Researchers from Europe, the United States and South America started collecting reams of data this week from clouds, the shoreline and deep underwater to try to figure out the dynamics of the southeastern Pacific.

The area, home to a fifth of the world's fish stocks, plays a crucial part in global weather patterns and scientists want to discover why temperatures have dropped on the desert coast.

"Peru has a very important role in global climate," said Alexis Chaigneau, a French scientist leading experiments in Peru. "Over the past 50 years, the Peruvian coast has gotten colder, mainly because of stronger winds that have pulled up the deep cold waters of the ocean current."

The Humboldt current, which flows north to Peru from the frigid southern waters off Chile, is considered the world's most productive marine ecosystem, in part because deep cold waters rich in nutrients interact with the sun's energy to create life.

For the next three months, everything from a small satellite-controlled submarine to cloud-hugging airplanes will feed computers with information on oxygen levels in the water, temperature, salinity, wind speeds and current.
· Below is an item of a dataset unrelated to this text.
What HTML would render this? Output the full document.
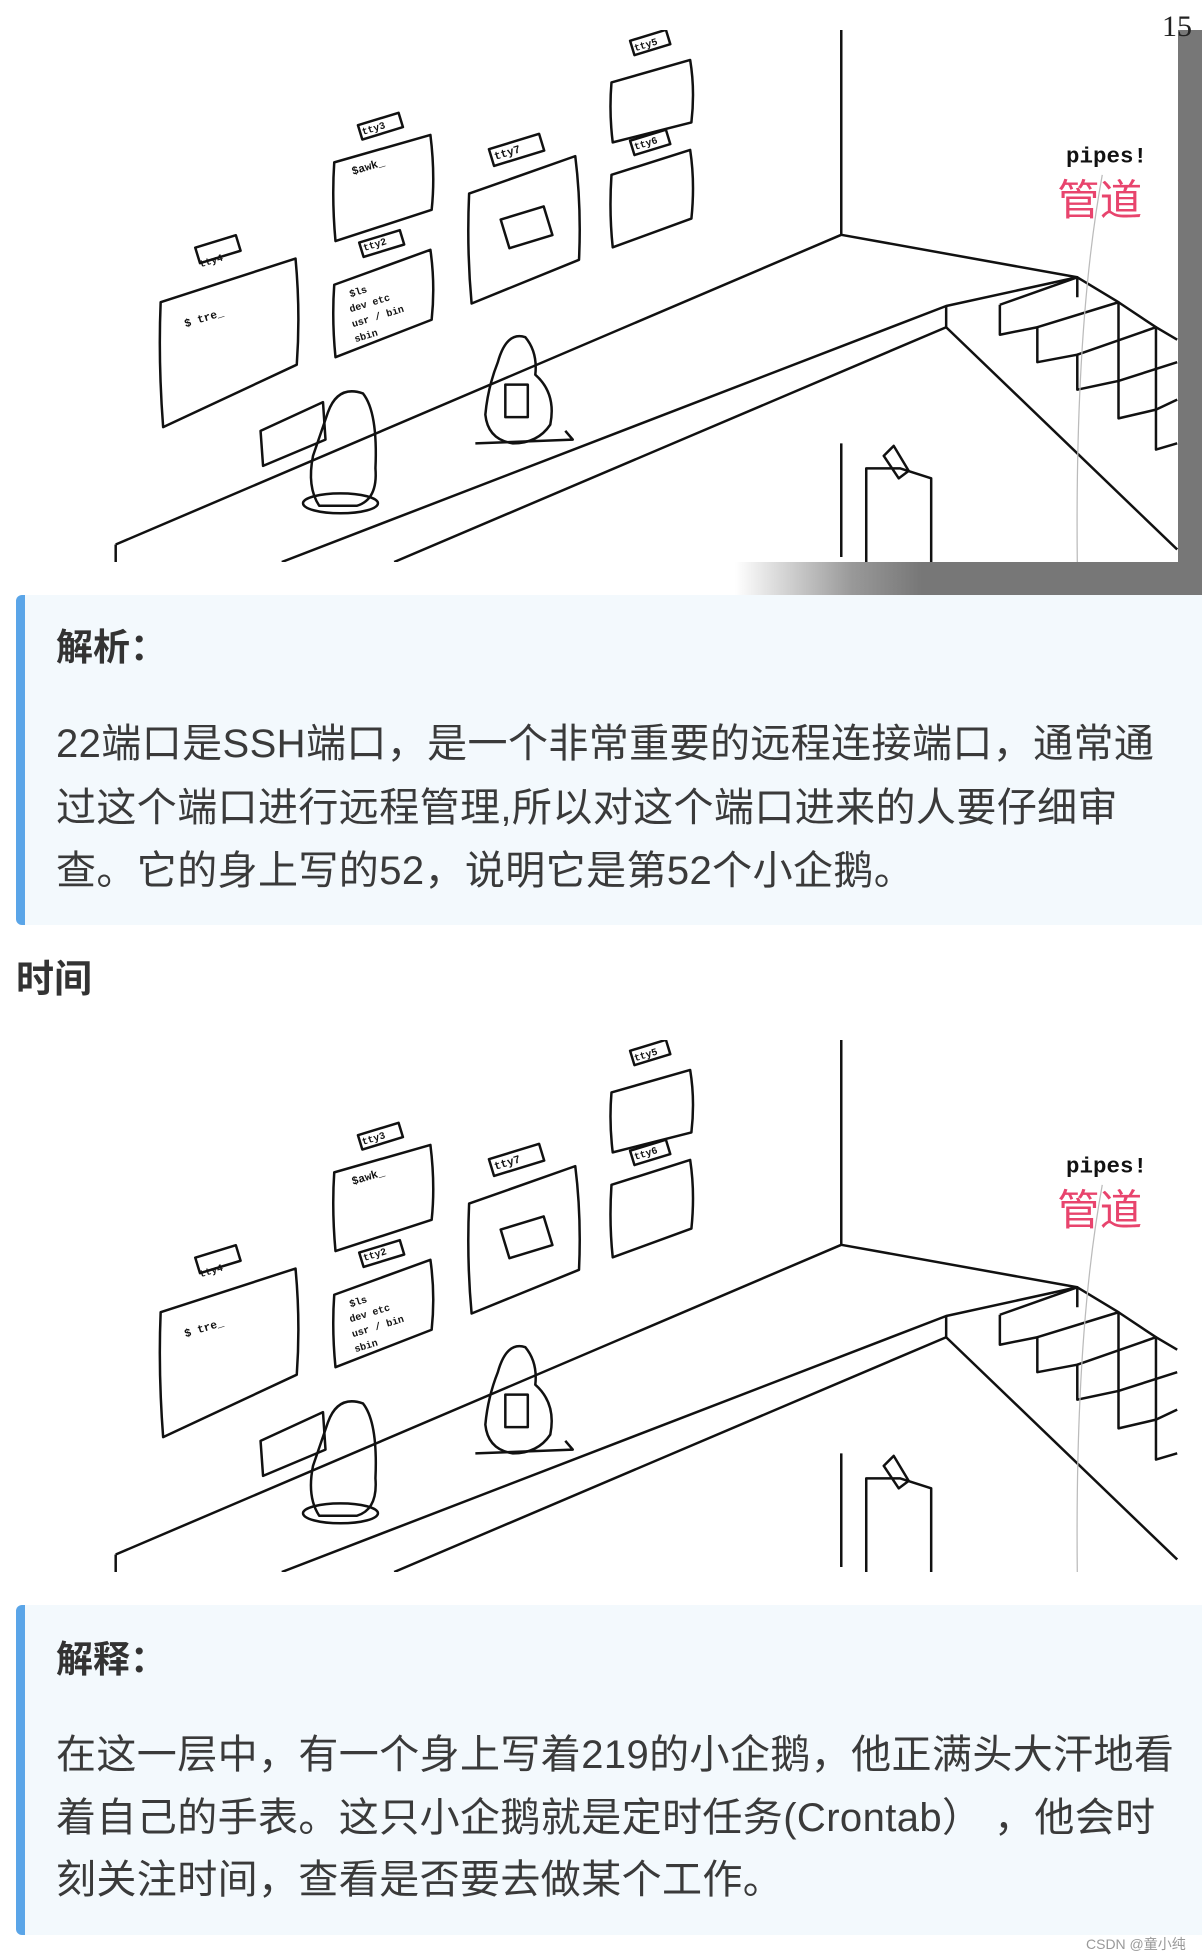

Along the way, they also hope to solve the riddles of the famous El Nino and La Nina weather phenomenon that occur in the southeastern Pacific -- the periodic oscillations in surface water temperatures that are linked to floods and droughts.

El Nino has also been blamed for interrupting the upswelling of the current, causing fish stocks to crash in an area where up to 20 percent of the world's fish are caught.

"We need to know more to understand how this will impact fisheries," said Hector Soldi, chairman of Peru's marine biology institute.